Neither Dr. King Jr., nor Malcolm X transformed their POVs to match the others, but instead, they considered the other’s POVs. Not only that, possibly made the necessary conclusion that diverse POVs on dismantling systemic oppression aren’t inconvenient stumbling-blocks, but could be essential stepping-stones.
And perhaps that’s precisely why the conversation on how to get restoration has lasted for centuries. Suppose W.E.B. Dubois, Booker T. Washington, Ta-Nehisi Coates, and Coleman Hughes cases are neither incorrect nor spot-on. Suppose instead, they’ve simply offered up four different ways to inspect racial barriers — or even four different ways to attain liberation as a black individual?
So with that in mind, what if historical and contemporary critical-thinkers, whether considered as “conservative” or “radical,” like writers, James Baldwin, Toni Morrison, Thomas Chatterson Williams, and Maya Angelou; or journalists, like Ida B. Wells, Gwen Ifill, Max Robinson, and Ta-Nehisi Coates; or economists, like Thomas Sowell, Phyllis Ann Wallace, and Walter E. Williams; and philosophers, like Coleman Hughes, Abram Lincoln Harris, and Fanon Frantz; or educators, like Cornel West, Angela Davis, W.E.B Dubois, and Booker T. Washington; and activists, like Fanny Lou Hamer, Malcolm X, Dr. Martin Luther King Jr., and John Lewis — what if each of them, and the millions of other unknowns, were examiners who’ve inspected the racial problem from different angles?
And what if the answer to our century-old question, “Where Do We Go from Here?”, can be resolved by considering what they’ve already offered up? Where we stand unbiased of where their thoughts align on the “conservative” and “radical” binary? And better yet, where we question this division and ask ourselves, Why are we abiding by this “two-house system” at all?
Can we not see the bigger picture here?
Four hundred years ago, everyone mentioned so far would’ve been killed. They are the very reason why books and pens were criminalized in our ancestor’s hands. These laws weren’t only used to hostage their ability to read and write, but to keep independent-thinking captive. This statement isn’t meant to condescend my ancestors, but merely to expose why literacy was a fatal crime — because once a “slave” could critically think — -they became dangerous property and were better off dead.

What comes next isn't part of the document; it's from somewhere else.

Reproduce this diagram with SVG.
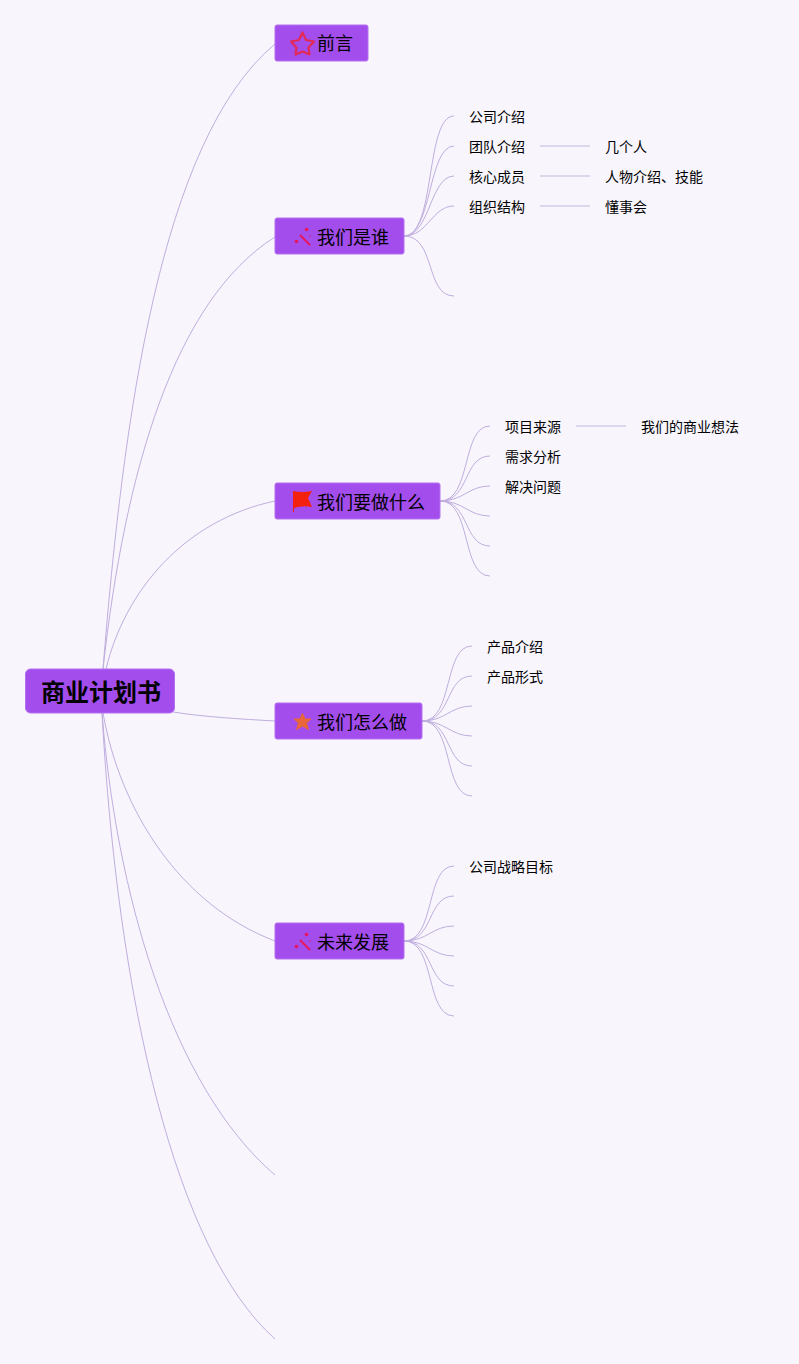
<svg xmlns="http://www.w3.org/2000/svg" width="799" height="1364" viewBox="0 0 799 1364">
<style>
text{font-family:"Noto Sans CJK SC","Noto Sans",sans-serif;fill:#000}
.box{fill:#a34ded;stroke:#b470f0;stroke-width:1}
.t{font-size:18px}
.s{font-size:14px}
.r{font-size:24px;font-weight:700}
.c path{fill:none;stroke:#c0aede;stroke-width:1}
.c .l{stroke:#d3cde6;stroke-width:1.500}
</style>
<rect width="799" height="1364" fill="#f8f5fd"/>
<g id="connectors" class="c">
<path d="M103 669C123 420 160 140 275 44"/>
<path d="M103 669C125 470 175 300 275 237"/>
<path d="M106 669C125 590 185 520 275 501"/>
<path d="M173 712C205 717 240 719 275 721"/>
<path d="M103 713C120 810 180 905 275 941"/>
<path d="M102 713C116 890 170 1085 275 1175"/>
<path d="M102 713C118 1000 175 1250 275 1339"/>
<path d="M404 236C436 236 425 116 454 116"/>
<path d="M404 236C432 236 428 146 454 146"/>
<path d="M404 236C430 236 430 176 454 176"/>
<path d="M404 236C428 236 432 206 454 206"/>
<path d="M404 236C436 236 425 296 454 296"/>
<path class="l" d="M540 146H590"/><path class="l" d="M540 176H590"/><path class="l" d="M540 206H590"/>
<path d="M440 501C472 501 461 426 490 426"/>
<path d="M440 501C470 501 463 456 490 456"/>
<path d="M440 501C464 501 468 486 490 486"/>
<path d="M440 501C464 501 468 516 490 516"/>
<path d="M440 501C470 501 463 546 490 546"/>
<path d="M440 501C472 501 461 576 490 576"/>
<path class="l" d="M576 426H626"/>
<path d="M422 721C454 721 443 646 472 646"/>
<path d="M422 721C452 721 445 676 472 676"/>
<path d="M422 721C446 721 450 706 472 706"/>
<path d="M422 721C446 721 450 736 472 736"/>
<path d="M422 721C452 721 445 766 472 766"/>
<path d="M422 721C454 721 443 796 472 796"/>
<path d="M404 941C436 941 425 866 454 866"/>
<path d="M404 941C434 941 427 896 454 896"/>
<path d="M404 941C428 941 432 926 454 926"/>
<path d="M404 941C428 941 432 956 454 956"/>
<path d="M404 941C434 941 427 986 454 986"/>
<path d="M404 941C436 941 425 1016 454 1016"/>
</g>
<g id="root"><rect class="box" x="25.500" y="669" width="149" height="44" rx="5"/><text class="r" x="41" y="701">商业计划书</text></g>
<g id="n1"><rect class="box" x="275" y="25" width="93" height="36" rx="2"/>
<path d="M302.500 32.500L306 40L314 41.500L308.500 47.500L309.500 54.500L302.500 51.500L295.500 54.500L296.500 47.500L291 41.500L299 40Z" fill="none" stroke="#e32a55" stroke-width="2.200" stroke-linejoin="round"/>
<text class="t" x="317" y="50">前言</text></g>
<g id="n2"><rect class="box" x="275" y="218" width="129" height="36" rx="2"/>
<path d="M300 235L310 245" stroke="#e8175d" stroke-width="2" fill="none"/><circle cx="306.500" cy="229.500" r="1.800" fill="#e8175d"/><circle cx="296.500" cy="241.500" r="1.800" fill="#e8175d"/><circle cx="310" cy="236" r="0.800" fill="#e8175d"/>
<text class="t" x="317" y="244">我们是谁</text></g>
<g id="n3"><rect class="box" x="275" y="483" width="165" height="36" rx="2"/>
<path d="M293 491Q303 493 312 491L308 498L312 507Q303 505 294 508V512H293Z" fill="#f5210f"/>
<text class="t" x="317" y="509">我们要做什么</text></g>
<g id="n4"><rect class="box" x="275" y="703" width="147" height="36" rx="2"/>
<path d="M302.500 713.500L305 719H311L306.500 723L308.500 729.500L302.500 726L296.500 729.500L298.500 723L294 719H300Z" fill="#e8663a" stroke="#e8663a" stroke-width="1" stroke-linejoin="round"/>
<text class="t" x="317" y="729">我们怎么做</text></g>
<g id="n5"><rect class="box" x="275" y="923" width="129" height="36" rx="2"/>
<path d="M300 940L310 950" stroke="#e8175d" stroke-width="2" fill="none"/><circle cx="306.500" cy="934.500" r="1.800" fill="#e8175d"/><circle cx="296.500" cy="946.500" r="1.800" fill="#e8175d"/><circle cx="310" cy="941" r="0.800" fill="#e8175d"/>
<text class="t" x="317" y="949">未来发展</text></g>
<g id="leaves" class="s">
<text class="s" x="469" y="122">公司介绍</text>
<text class="s" x="469" y="152">团队介绍</text>
<text class="s" x="469" y="182">核心成员</text>
<text class="s" x="469" y="212">组织结构</text>
<text class="s" x="605" y="152">几个人</text>
<text class="s" x="605" y="182">人物介绍、技能</text>
<text class="s" x="605" y="212">懂事会</text>
<text class="s" x="505" y="432">项目来源</text>
<text class="s" x="505" y="462">需求分析</text>
<text class="s" x="505" y="492">解决问题</text>
<text class="s" x="641" y="432">我们的商业想法</text>
<text class="s" x="487" y="652">产品介绍</text>
<text class="s" x="487" y="682">产品形式</text>
<text class="s" x="469" y="872">公司战略目标</text>
</g>
</svg>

Because a literate slave could easily construct an argument justly opposing their captivity even against a manipulated doctrine proclaiming, they weren’t humans. And this is why I make a case for our freedom of thought — — an unconditional stance no matter if the next idea challenges mine.
We are descendants of people who couldn’t be free in all ways but still produced unity, organizing, rebellions, and railroads underground. We should not reduce each other to two-classifications, to two houses, to something a slave-master would do.
We can read, we can write — -we’re closer than we know. But, don’t take my word for it, think for yourself.